Identify the lines bearing the string "this" and gather them.
+ + + + +
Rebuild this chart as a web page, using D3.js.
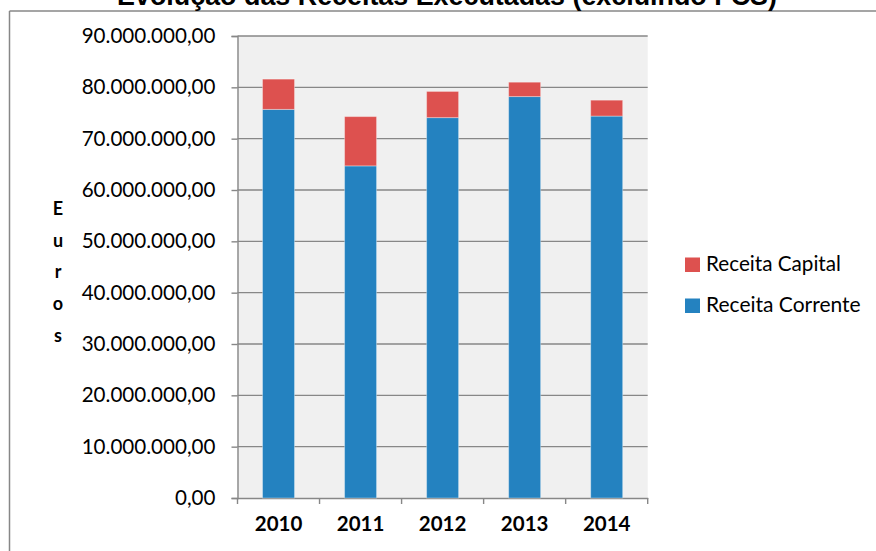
<!DOCTYPE html>
<html><head><meta charset="utf-8">
<script src="https://cdn.jsdelivr.net/npm/d3@7"></script>
<style>body{margin:0;background:#fff;}svg{display:block;}</style>
</head><body>
<svg id="c" width="876" height="551"></svg>
<script>
const years = ["2010","2011","2012","2013","2014"];
const receitaCorrente = [75700000, 64700000, 74100000, 78200000, 74400000];
const receitaCapital  = [5900000, 9600000, 5100000, 2800000, 3100000];
const yTicks = [0,10000000,20000000,30000000,40000000,50000000,60000000,70000000,80000000,90000000];
const seriesNames = ["Receita Capital","Receita Corrente"];
const title = "Evolução das Receitas Executadas (excluindo FCS)";
const axisTitle = "Euros";

const svg = d3.select("#c");
const L = 237.5, R = 647.7, T = 36, B = 498;
const grid = "#878787";
const colors = {cap:"#dd514f", cor:"#2482c0"};
const fmt = d3.formatLocale({decimal:",", thousands:".", grouping:[3], currency:["","€"]}).format(",.2f");

// border
svg.append("line").attr("x1",9.5).attr("x2",880).attr("y1",11).attr("y2",11).attr("stroke",grid).attr("stroke-width",1.5);
svg.append("line").attr("x1",9.5).attr("x2",9.5).attr("y1",11).attr("y2",560).attr("stroke",grid).attr("stroke-width",1.5);

// title
const tt = svg.append("text").text(title).attr("x",447).attr("y",4.5).attr("text-anchor","middle")
  .attr("font-family","'Liberation Sans', Arial, sans-serif").attr("font-weight","bold").attr("font-size",20);
const tl = tt.node().getComputedTextLength();
tt.attr("font-size", 20*660/tl);

const x = d3.scaleBand().domain(years).range([L, R]).padding(0);
const y = d3.scaleLinear().domain([0, 90000000]).range([B, T]);

svg.append("rect").attr("x",L).attr("y",T).attr("width",R-L).attr("height",B-T).attr("fill","#f0f0f0");

// gridlines
svg.append("g").selectAll("line").data(yTicks.filter(d=>d>0)).join("line")
  .attr("x1",L).attr("x2",R).attr("y1",d=>y(d)).attr("y2",d=>y(d))
  .attr("stroke",grid).attr("stroke-width",1.4);

// y axis
const yAxis = svg.append("g").attr("transform",`translate(${L},0)`)
  .call(d3.axisLeft(y).tickValues(yTicks).tickFormat(fmt).tickSize(6).tickPadding(16));
yAxis.select(".domain").attr("stroke",grid).attr("stroke-width",1.4);
yAxis.selectAll(".tick line").attr("stroke",grid).attr("stroke-width",1.4);
yAxis.selectAll(".tick text").attr("font-family","Lato, sans-serif").attr("font-size",20.6).attr("fill","#000");

// x axis
const xAxis = svg.append("g").attr("transform",`translate(0,${B})`)
  .call(d3.axisBottom(x).tickSize(0).tickPadding(18));
xAxis.select(".domain").attr("stroke",grid).attr("stroke-width",1.4);
xAxis.selectAll(".tick text").attr("font-family","Lato, sans-serif").attr("font-weight","bold").attr("font-size",20.5).attr("fill","#000");
// boundary ticks
const bounds = years.map(d=>x(d)).concat([R]);
svg.append("g").selectAll("line").data(bounds).join("line")
  .attr("x1",d=>d).attr("x2",d=>d).attr("y1",B).attr("y2",B+6).attr("stroke",grid).attr("stroke-width",1.4);

// bars
const bw = x.bandwidth()*0.39;
const bars = svg.append("g");
years.forEach((yr,i)=>{
  const cx = x(yr) + x.bandwidth()/2;
  bars.append("rect").attr("x",cx-bw/2).attr("width",bw)
    .attr("y",y(receitaCorrente[i])).attr("height",y(0)-y(receitaCorrente[i]))
    .attr("fill",colors.cor).attr("stroke","rgba(255,255,255,0.35)").attr("stroke-width",1);
  bars.append("rect").attr("x",cx-bw/2).attr("width",bw)
    .attr("y",y(receitaCorrente[i]+receitaCapital[i])).attr("height",y(receitaCorrente[i])-y(receitaCorrente[i]+receitaCapital[i]))
    .attr("fill",colors.cap).attr("stroke","rgba(255,255,255,0.35)").attr("stroke-width",1);
});

// axis title
const letters = axisTitle.split("");
svg.append("g").selectAll("text").data(letters).join("text")
  .attr("x",58).attr("y",(d,i)=>215+i*31.7).attr("text-anchor","middle")
  .attr("font-family","Lato, sans-serif").attr("font-weight","bold").attr("font-size",18).text(d=>d);

// legend
const leg = svg.append("g");
const legCols = [colors.cap, colors.cor];
const legTargets = [135, 156];
seriesNames.forEach((n,i)=>{
  const yy = 257.5 + i*41;
  leg.append("rect").attr("x",685).attr("y",yy).attr("width",15).attr("height",14.5).attr("fill",legCols[i]);
  const t = leg.append("text").attr("x",706).attr("y",yy+13.5).text(n)
    .attr("font-family","Lato, sans-serif").attr("font-size",20).attr("fill","#000");
  const w = t.node().getComputedTextLength();
  t.attr("font-size", Math.min(21, 20*legTargets[i]/w));
});
</script>
</body></html>
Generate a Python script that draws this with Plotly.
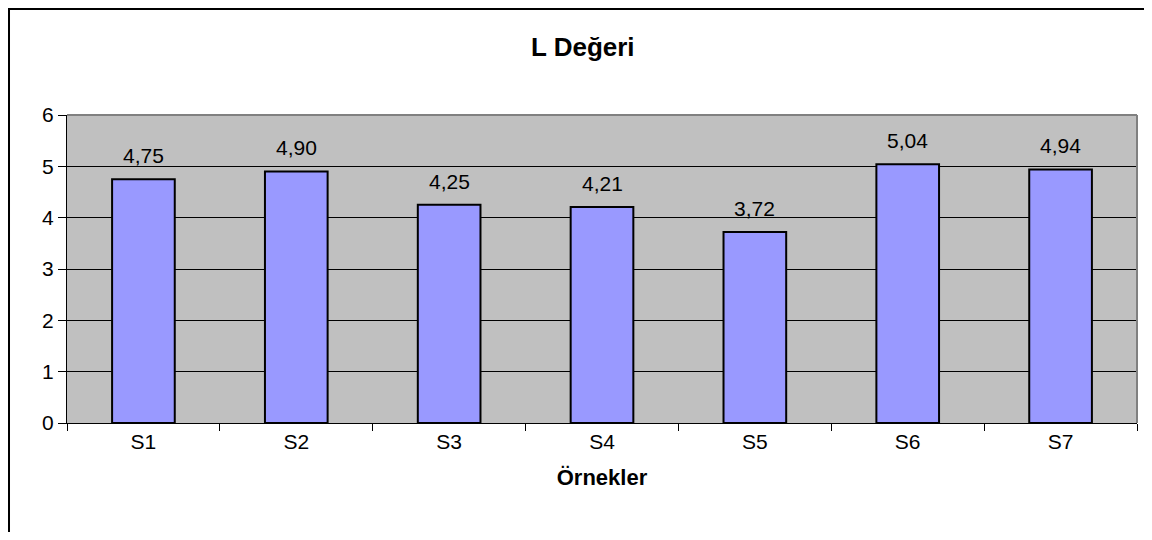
import plotly.graph_objects as go

samples = ['S1', 'S2', 'S3', 'S4', 'S5', 'S6', 'S7']
l_values = [4.75, 4.90, 4.25, 4.21, 3.72, 5.04, 4.94]
y_ticks = [0, 1, 2, 3, 4, 5, 6]

FONT = "Liberation Sans, Arial, sans-serif"

fig = go.Figure(go.Bar(
    x=samples, y=l_values,
    width=0.41,
    marker=dict(color='#9999FF', line=dict(color='black', width=2)),
    showlegend=False,
))

# value labels above the bars, comma decimals
for s, v in zip(samples, l_values):
    fig.add_annotation(x=s, y=v, text=f"{v:.2f}".replace('.', ','), showarrow=False,
                       yanchor='bottom', yshift=10, font=dict(size=21, color='black', family=FONT))

# the page body adds 8px around the figure, so the figure is shrunk to fit the window
fig.update_layout(
    width=1136, height=524,
    margin=dict(l=59, r=7, t=107, b=109),
    paper_bgcolor='white', plot_bgcolor='#C0C0C0',
    font=dict(family=FONT, size=21, color='black'),
    title=dict(text='<b>L Değeri</b>', x=0.506, xanchor='center', y=0.9256, yanchor='middle',
               font=dict(size=26, family=FONT)),
)

fig.update_xaxes(
    title=dict(text='<b>Örnekler</b>', font=dict(size=22), standoff=17),
    tickson='boundaries', ticks='outside', ticklen=7, tickcolor='black',
    showline=True, linecolor='black', linewidth=1,
    tickfont=dict(size=21),
)
fig.update_yaxes(
    range=[0, 6], tickvals=y_ticks, ticks='outside', ticklen=8, tickcolor='black',
    showline=True, linecolor='black', linewidth=1,
    showgrid=True, gridcolor='black', gridwidth=1, zeroline=False,
    tickfont=dict(size=21),
)

# gray frame on the top and right of the plot area
fig.add_shape(type='line', xref='paper', yref='paper', x0=0, x1=1, y0=1, y1=1,
              line=dict(color='#808080', width=2))
fig.add_shape(type='line', xref='paper', yref='paper', x0=1, x1=1, y0=0, y1=1,
              line=dict(color='#808080', width=2))
# outer chart border (runs off the right and bottom edges)
fig.add_shape(type='rect', xref='paper', yref='paper', x0=-0.0542, x1=1.2, y0=-0.6, y1=1.344,
              line=dict(color='black', width=2))

fig.write_html("out.html")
+ + + + +
__OUTPUT__:
Rebuild this chart as a web page, using D3.js.
Generate a Python script that draws this with Plotly.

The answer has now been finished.